Exercise description: Every line below should be copied exactly; drop the pictures.
┌────────
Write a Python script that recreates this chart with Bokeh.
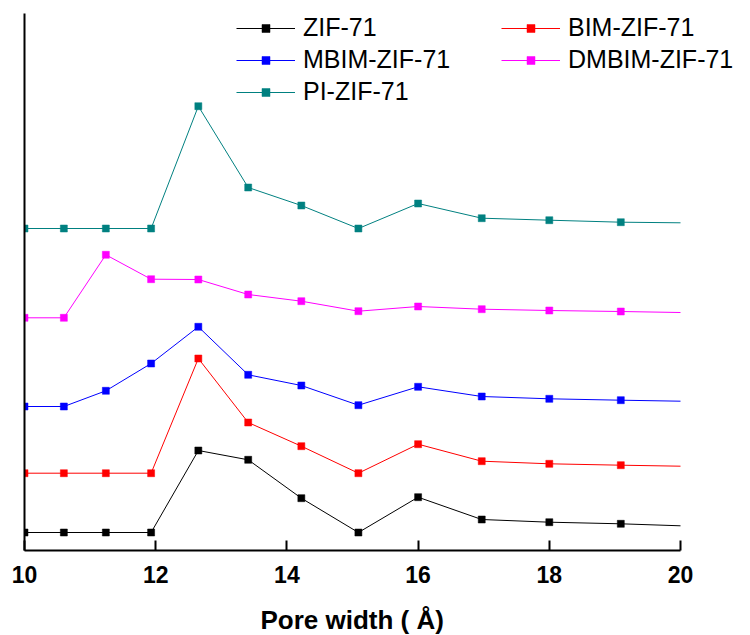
from bokeh.plotting import figure
from bokeh.models import Range1d, FixedTicker, Legend, LegendItem, Title
from bokeh.embed import file_html
from bokeh.resources import INLINE

# Pore widths (Å) of the distribution points
pore_width = [10.0, 10.6, 11.24, 11.93, 12.65, 13.41, 14.22, 15.09, 16.0, 16.97, 18.0, 19.09, 20.0]

# Pore size distribution (a.u.), each curve stacked by its own offset
zif71 = [0, 0, 0, 0, 0.82, 0.727, 0.343, 0, 0.353, 0.13, 0.103, 0.087, 0.067]
bim_zif71 = [0, 0, 0, 0, 1.147, 0.507, 0.27, 0, 0.29, 0.12, 0.094, 0.08, 0.07]
mbim_zif71 = [0, 0, 0.157, 0.43, 0.797, 0.317, 0.21, 0.013, 0.197, 0.10, 0.077, 0.063, 0.053]
dmbim_zif71 = [0, 0, 0.63, 0.386, 0.383, 0.233, 0.166, 0.066, 0.113, 0.086, 0.073, 0.063, 0.053]
pi_zif71 = [0, 0, 0, 0, 1.223, 0.41, 0.23, 0, 0.25, 0.103, 0.083, 0.063, 0.057]

names = ["ZIF-71", "BIM-ZIF-71", "MBIM-ZIF-71", "DMBIM-ZIF-71", "PI-ZIF-71"]
series = [zif71, bim_zif71, mbim_zif71, dmbim_zif71, pi_zif71]
offsets = [0.18, 0.773, 1.44, 2.327, 3.22]
colors = ["#000000", "#FF0000", "#0000FF", "#FF00FF", "#008080"]
x_ticks = [10, 12, 14, 16, 18, 20]

FONT = "Liberation Sans"

# The frame runs past 20 Å so the legend has room; the axis itself stops at 20.
p = figure(frame_width=726, frame_height=537, output_backend="svg", toolbar_location=None,
           x_range=Range1d(10, 21.067), y_range=Range1d(0, 5.37),
           min_border_left=24, min_border_right=0, min_border_top=13,
           min_border_bottom=0)
p.outline_line_color = None
p.xgrid.visible = False
p.ygrid.visible = False
p.background_fill_color = "white"
p.border_fill_color = "white"

renderers = []
for name, vals, off, col in zip(names, series, offsets, colors):
    ys = [v + off for v in vals]
    ln = p.line(pore_width, ys, line_color=col, line_width=1)
    # the last point at 20 Å carries no marker
    mk = p.scatter(pore_width[:-1], ys[:-1], marker="square", size=7,
                   fill_color=col, line_color=col, line_width=0.5)
    renderers.append((name, [ln, mk]))

# x axis
xa = p.xaxis[0]
xa.bounds = (10, 20)
xa.ticker = FixedTicker(ticks=x_ticks)
xa.minor_tick_line_color = None
xa.major_tick_in = 10
xa.major_tick_out = 0
xa.major_tick_line_width = 2
xa.major_tick_line_color = "black"
xa.axis_line_width = 2
xa.axis_line_color = "black"
xa.major_label_text_font = FONT
xa.major_label_text_font_style = "bold"
xa.major_label_text_font_size = "23px"
xa.major_label_text_color = "black"
xa.major_label_standoff = 15

# axis title, centred under the 10-20 Å span
xtitle = Title(text="Pore width ( Å)", align="left", offset=236,
               text_font=FONT, text_font_style="bold", text_font_size="26px",
               text_color="black", standoff=34)
p.add_layout(xtitle, "below")

# y axis: plain line only
ya = p.yaxis[0]
ya.ticker = FixedTicker(ticks=[])
ya.minor_tick_line_color = None
ya.major_tick_line_color = None
ya.major_label_text_font_size = "0px"
ya.axis_line_width = 2
ya.axis_line_color = "black"


def make_legend(items, loc):
    lg = Legend(items=[LegendItem(label=n, renderers=r) for n, r in items],
                location=loc, orientation="vertical",
                glyph_width=59, glyph_height=20, label_standoff=8,
                spacing=3, padding=0, margin=0,
                label_text_font=FONT, label_text_font_size="25px",
                label_text_color="black",
                border_line_color=None, background_fill_alpha=0)
    p.add_layout(lg, "center")
    return lg


make_legend([renderers[0], renderers[2], renderers[4]], (212, 444))
make_legend([renderers[1], renderers[3]], (477, 476))

open("out.html", "w").write(file_html(p, INLINE))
└────────
Answer to this problem:
Write a Python script that recreates this chart with Bokeh.
from bokeh.plotting import figure
from bokeh.models import Range1d, FixedTicker, Legend, LegendItem, Title
from bokeh.embed import file_html
from bokeh.resources import INLINE

# Pore widths (Å) of the distribution points
pore_width = [10.0, 10.6, 11.24, 11.93, 12.65, 13.41, 14.22, 15.09, 16.0, 16.97, 18.0, 19.09, 20.0]

# Pore size distribution (a.u.), each curve stacked by its own offset
zif71 = [0, 0, 0, 0, 0.82, 0.727, 0.343, 0, 0.353, 0.13, 0.103, 0.087, 0.067]
bim_zif71 = [0, 0, 0, 0, 1.147, 0.507, 0.27, 0, 0.29, 0.12, 0.094, 0.08, 0.07]
mbim_zif71 = [0, 0, 0.157, 0.43, 0.797, 0.317, 0.21, 0.013, 0.197, 0.10, 0.077, 0.063, 0.053]
dmbim_zif71 = [0, 0, 0.63, 0.386, 0.383, 0.233, 0.166, 0.066, 0.113, 0.086, 0.073, 0.063, 0.053]
pi_zif71 = [0, 0, 0, 0, 1.223, 0.41, 0.23, 0, 0.25, 0.103, 0.083, 0.063, 0.057]

names = ["ZIF-71", "BIM-ZIF-71", "MBIM-ZIF-71", "DMBIM-ZIF-71", "PI-ZIF-71"]
series = [zif71, bim_zif71, mbim_zif71, dmbim_zif71, pi_zif71]
offsets = [0.18, 0.773, 1.44, 2.327, 3.22]
colors = ["#000000", "#FF0000", "#0000FF", "#FF00FF", "#008080"]
x_ticks = [10, 12, 14, 16, 18, 20]

FONT = "Liberation Sans"

# The frame runs past 20 Å so the legend has room; the axis itself stops at 20.
p = figure(frame_width=726, frame_height=537, output_backend="svg", toolbar_location=None,
           x_range=Range1d(10, 21.067), y_range=Range1d(0, 5.37),
           min_border_left=24, min_border_right=0, min_border_top=13,
           min_border_bottom=0)
p.outline_line_color = None
p.xgrid.visible = False
p.ygrid.visible = False
p.background_fill_color = "white"
p.border_fill_color = "white"

renderers = []
for name, vals, off, col in zip(names, series, offsets, colors):
    ys = [v + off for v in vals]
    ln = p.line(pore_width, ys, line_color=col, line_width=1)
    # the last point at 20 Å carries no marker
    mk = p.scatter(pore_width[:-1], ys[:-1], marker="square", size=7,
                   fill_color=col, line_color=col, line_width=0.5)
    renderers.append((name, [ln, mk]))

# x axis
xa = p.xaxis[0]
xa.bounds = (10, 20)
xa.ticker = FixedTicker(ticks=x_ticks)
xa.minor_tick_line_color = None
xa.major_tick_in = 10
xa.major_tick_out = 0
xa.major_tick_line_width = 2
xa.major_tick_line_color = "black"
xa.axis_line_width = 2
xa.axis_line_color = "black"
xa.major_label_text_font = FONT
xa.major_label_text_font_style = "bold"
xa.major_label_text_font_size = "23px"
xa.major_label_text_color = "black"
xa.major_label_standoff = 15

# axis title, centred under the 10-20 Å span
xtitle = Title(text="Pore width ( Å)", align="left", offset=236,
               text_font=FONT, text_font_style="bold", text_font_size="26px",
               text_color="black", standoff=34)
p.add_layout(xtitle, "below")

# y axis: plain line only
ya = p.yaxis[0]
ya.ticker = FixedTicker(ticks=[])
ya.minor_tick_line_color = None
ya.major_tick_line_color = None
ya.major_label_text_font_size = "0px"
ya.axis_line_width = 2
ya.axis_line_color = "black"


def make_legend(items, loc):
    lg = Legend(items=[LegendItem(label=n, renderers=r) for n, r in items],
                location=loc, orientation="vertical",
                glyph_width=59, glyph_height=20, label_standoff=8,
                spacing=3, padding=0, margin=0,
                label_text_font=FONT, label_text_font_size="25px",
                label_text_color="black",
                border_line_color=None, background_fill_alpha=0)
    p.add_layout(lg, "center")
    return lg


make_legend([renderers[0], renderers[2], renderers[4]], (212, 444))
make_legend([renderers[1], renderers[3]], (477, 476))

open("out.html", "w").write(file_html(p, INLINE))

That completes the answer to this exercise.